My journey with personal retreats began as a new youth minister seeking to prepare for the upcoming year. The ultimate goal was to plan a schedule and spend some time with Jesus to give me the confidence to take on this new season of life. I rented a hermitage (basically your own tiny house) at a local retreat center for an overnight. I brought a calendar, a prayer book, some mac and cheese (this hermitage didn’t provide meals) and my eager, new youth minister heart. The time was about business and a to-do list. Halfway through, in a woodsy-smelling chapel in the woods, I realized the beauty of spending time with Jesus with no agenda.
I put down the calendar, opened my hands in front of the tabernacle, prayed from the heart, and spent more time in silence than I ever had before. It ended up being one of the most fruitful things I could have done for my ministry — and honestly, myself. We can’t give what we don’t have ourselves. The details and planning are important, but a heart close to Jesus is what makes us the best version of ourselves and the most effective ministers, in whatever capacity that is (as a mother, father, coworker in the secular workforce, friend, neighbor, classmate, church worker). I now go back every year for this time with Jesus. Time set aside for prayer and connection reminds us that God is in control and wants to spend time with just us.

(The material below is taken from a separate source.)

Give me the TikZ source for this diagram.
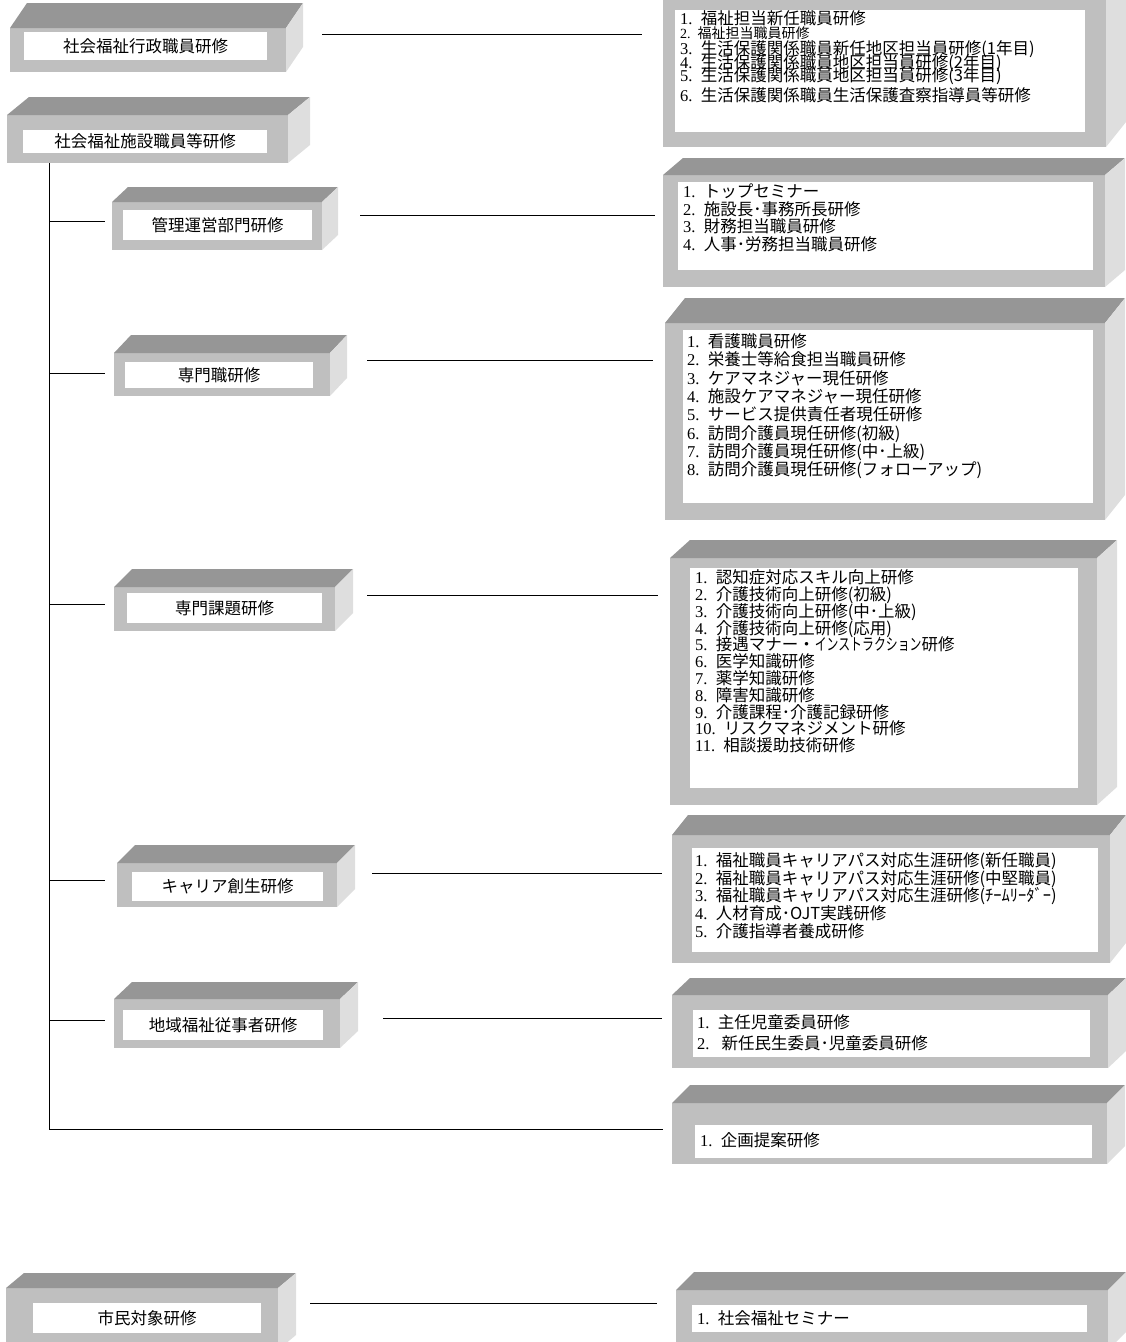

How do you prepare for a personal retreat? Here are some common questions and answers.
How much time do I have to commit to a personal retreat?
It takes some time to build up to a 4-day personal retreat. Maybe consider starting with an overnight and build up from there to 2 days, then 4 days, or even a week.
Pick a place to go.
Contact a local retreat center. A place with nature for long walks and peaceful solitude helps clear the mind and lifts your spirit to more deeply experience God’s presence.
Here are some options to consider in Michigan. Many of these retreats offer guided weekend retreats as well if the thought of self-directing your own seems too daunting.
- Manresa Retreat Center in Bloomfield Hills, MI
- DeSales Center in Brooklyn, MI
- St. Paul of the Cross Retreat Center in Detroit, MI
- Capuchin Retreat Center in Washington, MI
- Maryville Retreat Center in Holly, MI
Or, you could ask a friend to borrow their cottage. Though, I will say, there is something about finding a place with a chapel that makes prayer time sweeter.
What do I need to bring to Jesus?
Maybe you have a particular intention on your heart: a struggle, a challenging relationship, work stress, things you are grateful for, etc. On the first day of the retreat, bring that all to Jesus so you can set those aside and focus on time with him.
Would it be helpful for me to set a rhythm?
I like to plan ahead of time when I plan to wake up (of course I sleep in because rest and sleep are holy too), when I want to go on a walk or run, times I plan on going to the chapel and when to eat meals. Be easy on yourself and allow for flexibility if Jesus leads you in another direction mid-retreat.
Do I need to bring along a book to guide my prayer time?
Unstructured time with Jesus is really important! You don’t want to fill all your time with set prayers and books.
But if you would also like to do some reading, here are some suggestions:
- Liturgy of the Hours (Learn more about Liturgy of the Hours)
- Ignatian Spiritual Exercises
- Scriptural Rosary
- A retreat-formatted book like Awakening Love: An Ignatian Retreat with the Song of Songs by Fr. Gregory Cleveland, OMV
- Check out these books about the lives of the saints
- If you’re taking a retreat during Lent, consider one of these Lenten reads
- Pray with Scripture using Lectio Divina
- Some retreat centers have their own libraries with spiritual books
It’s always great to bring a journal to write down what Jesus is saying to you or to process aspects of your retreat. My spiritual director constantly reminds me to journal, even if it is only a few words, to help strengthen my faith by rereading my journal in times of desolation or dryness in prayer.
Do I need to have someone to check in with during my retreat?
This isn’t necessary, but some people find it helpful. Think about asking your spiritual director, a priest or a friend with whom you share your faith to FaceTime or video chat with you at one or two points during your time away. Some retreat centers offer spiritual direction for personal retreats, you just have to ask.
Make the decision about electronics.
One option is to turn off your phone completely if your different phase of life gives you the ability to do this!
You could also put your phone on airplane mode for a time to still be able to listen to downloaded spiritual podcasts or videos.
I highly recommend turning off your phone, at least for a few hours, if you are able!
Do I need to bring my own food?
Some retreat centers provide meals, others don’t. If making food stresses you out, find a local restaurant (or get carry out). Treat yourself! Or maybe Jesus is calling you to a time of fasting, which is beautiful and holy too.
Don’t put pressure on yourself. Ask Jesus what he wants your time to look like and trust in his providence. You won’t be disappointed.
Regardless of if you work in ministry, personal retreats are a beautiful way to unplug, reset your mind and heart and be with Jesus. As a Carmelite priest once told my mother, unmu est necessarium, one thing is necessary, from Luke 10:42, Mary (the friend of Jesus) has chosen the better part, to sit at the feet of Jesus.